> **WHAT TO WORK ON**
Without any pictures, restate the lines from the one containing "Rebuild this chart" to the one containing "from bokeh.resources import INLINE", word for word, ends included.

> **Lines of data**

◇ ◇ ◇ ◇ ◇ ◇ ◇

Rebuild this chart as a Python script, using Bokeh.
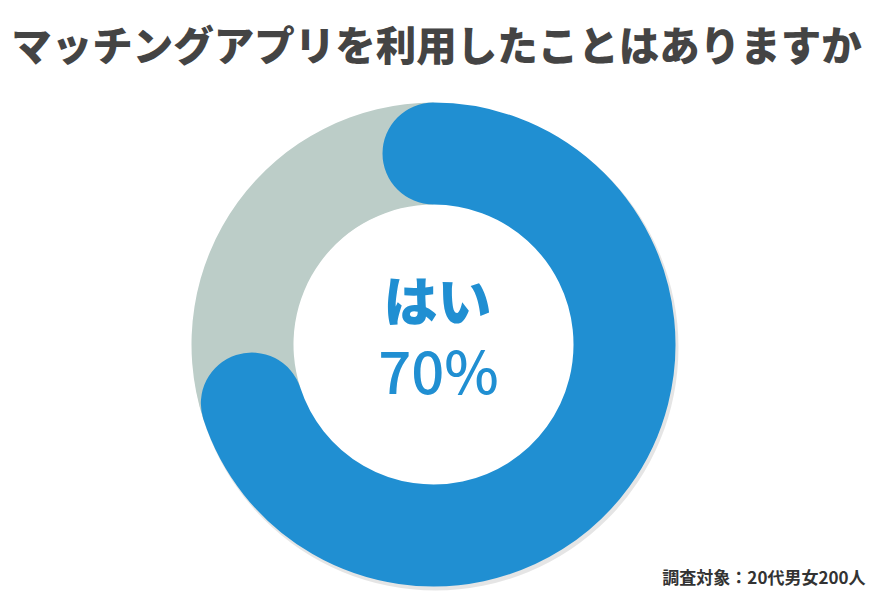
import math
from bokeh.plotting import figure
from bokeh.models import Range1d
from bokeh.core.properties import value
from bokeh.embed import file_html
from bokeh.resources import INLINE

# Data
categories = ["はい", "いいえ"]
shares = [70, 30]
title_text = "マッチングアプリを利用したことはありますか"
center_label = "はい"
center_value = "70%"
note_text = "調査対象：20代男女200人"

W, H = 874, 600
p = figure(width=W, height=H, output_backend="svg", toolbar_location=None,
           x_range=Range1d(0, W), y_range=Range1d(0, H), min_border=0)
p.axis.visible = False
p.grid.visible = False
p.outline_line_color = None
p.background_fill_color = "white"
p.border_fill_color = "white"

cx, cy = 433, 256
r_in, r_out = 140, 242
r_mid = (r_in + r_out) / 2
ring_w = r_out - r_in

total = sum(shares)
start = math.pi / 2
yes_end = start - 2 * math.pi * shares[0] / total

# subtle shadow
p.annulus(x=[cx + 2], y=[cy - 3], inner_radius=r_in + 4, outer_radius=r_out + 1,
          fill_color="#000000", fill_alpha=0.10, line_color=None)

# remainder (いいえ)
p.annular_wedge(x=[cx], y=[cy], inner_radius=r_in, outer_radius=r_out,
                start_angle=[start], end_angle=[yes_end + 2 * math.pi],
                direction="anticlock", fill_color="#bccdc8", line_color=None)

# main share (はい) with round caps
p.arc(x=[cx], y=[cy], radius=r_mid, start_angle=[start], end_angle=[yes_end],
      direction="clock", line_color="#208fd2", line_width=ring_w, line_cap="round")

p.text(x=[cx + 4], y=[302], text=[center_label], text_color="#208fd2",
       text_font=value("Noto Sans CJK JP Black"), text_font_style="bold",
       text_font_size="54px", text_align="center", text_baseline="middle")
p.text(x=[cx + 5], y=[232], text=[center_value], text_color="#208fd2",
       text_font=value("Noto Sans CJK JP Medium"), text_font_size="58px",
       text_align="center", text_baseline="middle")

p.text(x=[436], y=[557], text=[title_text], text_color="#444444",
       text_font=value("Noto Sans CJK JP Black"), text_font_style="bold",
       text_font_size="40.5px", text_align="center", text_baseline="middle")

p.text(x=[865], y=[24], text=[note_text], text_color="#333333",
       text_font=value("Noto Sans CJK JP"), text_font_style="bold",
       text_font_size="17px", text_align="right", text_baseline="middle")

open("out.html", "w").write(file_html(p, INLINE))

◇ ◇ ◇ ◇ ◇ ◇ ◇

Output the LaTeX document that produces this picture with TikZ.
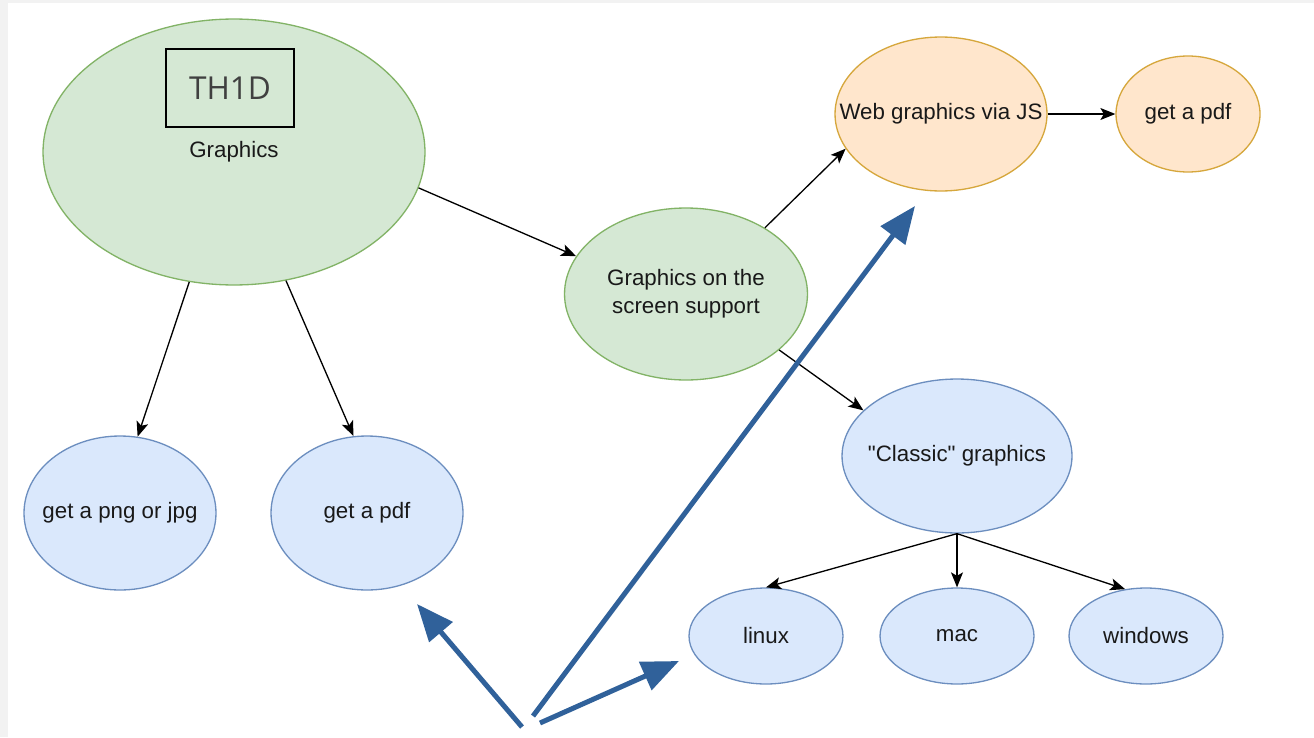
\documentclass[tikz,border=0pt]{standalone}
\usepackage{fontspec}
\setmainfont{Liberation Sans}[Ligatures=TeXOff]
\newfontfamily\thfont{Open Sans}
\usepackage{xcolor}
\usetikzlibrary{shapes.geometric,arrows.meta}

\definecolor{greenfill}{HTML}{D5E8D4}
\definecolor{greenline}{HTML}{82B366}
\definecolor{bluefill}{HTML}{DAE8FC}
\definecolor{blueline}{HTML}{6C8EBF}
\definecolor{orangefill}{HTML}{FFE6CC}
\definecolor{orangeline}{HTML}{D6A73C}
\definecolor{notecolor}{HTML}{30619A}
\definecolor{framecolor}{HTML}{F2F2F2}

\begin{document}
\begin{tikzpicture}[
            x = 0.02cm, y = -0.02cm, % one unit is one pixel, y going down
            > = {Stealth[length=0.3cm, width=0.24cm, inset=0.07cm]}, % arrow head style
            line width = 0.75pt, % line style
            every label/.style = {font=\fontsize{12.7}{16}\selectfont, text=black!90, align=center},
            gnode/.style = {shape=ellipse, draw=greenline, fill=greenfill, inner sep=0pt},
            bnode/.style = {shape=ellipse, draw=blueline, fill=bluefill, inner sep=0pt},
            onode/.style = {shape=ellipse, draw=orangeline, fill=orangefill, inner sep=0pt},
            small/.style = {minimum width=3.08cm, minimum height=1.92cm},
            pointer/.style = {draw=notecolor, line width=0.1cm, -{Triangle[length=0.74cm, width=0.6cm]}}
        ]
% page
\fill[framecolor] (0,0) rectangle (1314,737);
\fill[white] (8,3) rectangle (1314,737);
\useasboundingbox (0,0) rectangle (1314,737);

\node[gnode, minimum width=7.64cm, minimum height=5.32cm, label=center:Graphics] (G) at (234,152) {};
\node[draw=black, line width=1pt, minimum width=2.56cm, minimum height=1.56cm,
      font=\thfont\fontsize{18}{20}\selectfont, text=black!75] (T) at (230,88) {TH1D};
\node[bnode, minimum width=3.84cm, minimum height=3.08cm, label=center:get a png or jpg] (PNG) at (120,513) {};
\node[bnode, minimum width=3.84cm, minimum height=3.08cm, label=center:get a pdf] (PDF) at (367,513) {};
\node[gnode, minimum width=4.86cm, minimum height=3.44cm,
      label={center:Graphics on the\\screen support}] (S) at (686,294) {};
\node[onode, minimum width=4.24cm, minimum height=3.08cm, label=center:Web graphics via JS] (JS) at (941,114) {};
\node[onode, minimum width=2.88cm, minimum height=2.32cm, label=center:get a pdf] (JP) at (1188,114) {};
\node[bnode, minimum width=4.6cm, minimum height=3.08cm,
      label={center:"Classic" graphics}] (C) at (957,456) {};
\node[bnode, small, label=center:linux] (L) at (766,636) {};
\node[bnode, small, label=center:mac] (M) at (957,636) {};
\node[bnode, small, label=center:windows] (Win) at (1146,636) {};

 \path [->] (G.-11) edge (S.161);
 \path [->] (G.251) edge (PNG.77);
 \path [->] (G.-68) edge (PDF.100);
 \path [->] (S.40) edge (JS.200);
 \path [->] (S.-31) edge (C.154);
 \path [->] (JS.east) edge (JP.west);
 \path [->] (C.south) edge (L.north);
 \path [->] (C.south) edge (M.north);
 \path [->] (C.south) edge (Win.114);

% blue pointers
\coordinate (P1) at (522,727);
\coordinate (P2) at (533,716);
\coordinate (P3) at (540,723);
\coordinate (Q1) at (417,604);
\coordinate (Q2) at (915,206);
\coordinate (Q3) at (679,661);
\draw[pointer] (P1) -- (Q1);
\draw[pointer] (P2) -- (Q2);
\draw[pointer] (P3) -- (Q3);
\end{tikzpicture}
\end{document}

◇ ◇ ◇ ◇ ◇ ◇ ◇

> **RESPONSE**
Rebuild this chart as a Python script, using Bokeh.
import math
from bokeh.plotting import figure
from bokeh.models import Range1d
from bokeh.core.properties import value
from bokeh.embed import file_html
from bokeh.resources import INLINE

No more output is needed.